Zhang’s approach reframes the problem: instead of compressing everything equally, the model is trained to preserve any frame from the past with high fidelity—even when the context is extremely short.
🧩 Memory Compression Architecture #
The proposed system compresses long video histories into a compact representation while retaining precise frame-level information.
Stage 1: Pretraining for Frame Preservation #
The model learns to compress roughly 20 seconds of video into ~5,000 tokens. The key innovation lies in the training objective:
- Random Frame Retrieval: During pretraining, the model must reconstruct randomly selected frames from the compressed memory, not just recent ones. This forces global, uniform information retention.
- Dual-Path Design: Low-resolution semantic features and high-resolution residual details are processed in parallel.
- DiT Injection: High-frequency details bypass the VAE and are injected directly into Diffusion Transformer (DiT) channels, avoiding common bottlenecks.
This design ensures that even heavily compressed memory can faithfully reproduce detailed frames from anywhere in the sequence.

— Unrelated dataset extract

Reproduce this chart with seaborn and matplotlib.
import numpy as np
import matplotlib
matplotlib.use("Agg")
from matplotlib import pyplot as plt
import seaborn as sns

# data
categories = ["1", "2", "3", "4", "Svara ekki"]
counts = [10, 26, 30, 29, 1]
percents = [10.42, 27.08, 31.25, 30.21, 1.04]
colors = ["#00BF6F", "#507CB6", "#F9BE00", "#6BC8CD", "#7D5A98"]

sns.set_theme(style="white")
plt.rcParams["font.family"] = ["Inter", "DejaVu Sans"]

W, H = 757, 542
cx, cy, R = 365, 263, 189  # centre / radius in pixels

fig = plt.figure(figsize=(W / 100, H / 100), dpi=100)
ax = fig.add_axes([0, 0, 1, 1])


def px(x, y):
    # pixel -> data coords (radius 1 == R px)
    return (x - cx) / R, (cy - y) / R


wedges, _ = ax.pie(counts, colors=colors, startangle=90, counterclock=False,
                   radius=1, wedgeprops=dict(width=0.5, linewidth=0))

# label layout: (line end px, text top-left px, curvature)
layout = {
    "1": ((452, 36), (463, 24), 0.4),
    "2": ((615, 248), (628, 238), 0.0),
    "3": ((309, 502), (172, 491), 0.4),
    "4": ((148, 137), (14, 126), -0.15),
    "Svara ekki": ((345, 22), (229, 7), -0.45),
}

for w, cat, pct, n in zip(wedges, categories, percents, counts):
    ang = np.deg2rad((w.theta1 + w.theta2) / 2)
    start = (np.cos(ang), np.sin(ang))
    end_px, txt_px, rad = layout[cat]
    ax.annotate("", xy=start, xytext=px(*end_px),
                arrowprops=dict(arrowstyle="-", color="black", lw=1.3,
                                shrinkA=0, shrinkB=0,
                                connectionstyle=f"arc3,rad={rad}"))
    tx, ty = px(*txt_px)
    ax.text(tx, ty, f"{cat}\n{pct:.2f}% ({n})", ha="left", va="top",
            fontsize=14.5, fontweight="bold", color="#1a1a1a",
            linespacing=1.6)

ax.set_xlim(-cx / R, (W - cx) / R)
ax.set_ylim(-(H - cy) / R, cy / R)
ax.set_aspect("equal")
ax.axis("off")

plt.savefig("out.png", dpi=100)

⚙️ Autoregressive Fine-Tuning #
Once pretrained, the compression module becomes a Memory Encoder for an autoregressive diffusion video model.
- Long Histories: Supports video contexts exceeding 20 seconds.
- Ultra-Low Cost: The short ~5k-token context allows stable generation on GPUs like the RTX 4070 (12GB).
- Joint Optimization: The memory encoder and diffusion model are fine-tuned together, often using lightweight techniques such as LoRA.
This step aligns memory compression with generation quality, ensuring temporal coherence during inference.
📊 Experimental Results #
The method was trained on approximately 5 million internet videos and evaluated against strong baselines such as WAN and HunyuanVideo.
| Method | Object Consistency | Character Consistency | Human ELO |
|---|---|---|---|
| Baseline (No Compression) | 0.82 | 0.78 | 1200 |
| Zhang’s Method | 0.89 | 0.85 | 1450 |
| Competing Approach | 0.75 | 0.70 | N/A |
Key observations:
- High-fidelity retention even at aggressive compression ratios.
- Strong storyboard adherence, enabling multi-prompt sequences without identity drift.
- Improved human preference, reflected in substantially higher ELO scores.
🚀 Why This Matters #
This work represents a practical turning point for open video generation. By shrinking long-term context to a fraction of its original size—without sacrificing detail or consistency—Zhang’s method removes the dependence on massive H100-class clusters.
For creators and researchers using consumer GPUs, long-form, coherent AI video is no longer a distant goal. It is now a realistic, reproducible capability—enabled not by more hardware, but by better memory.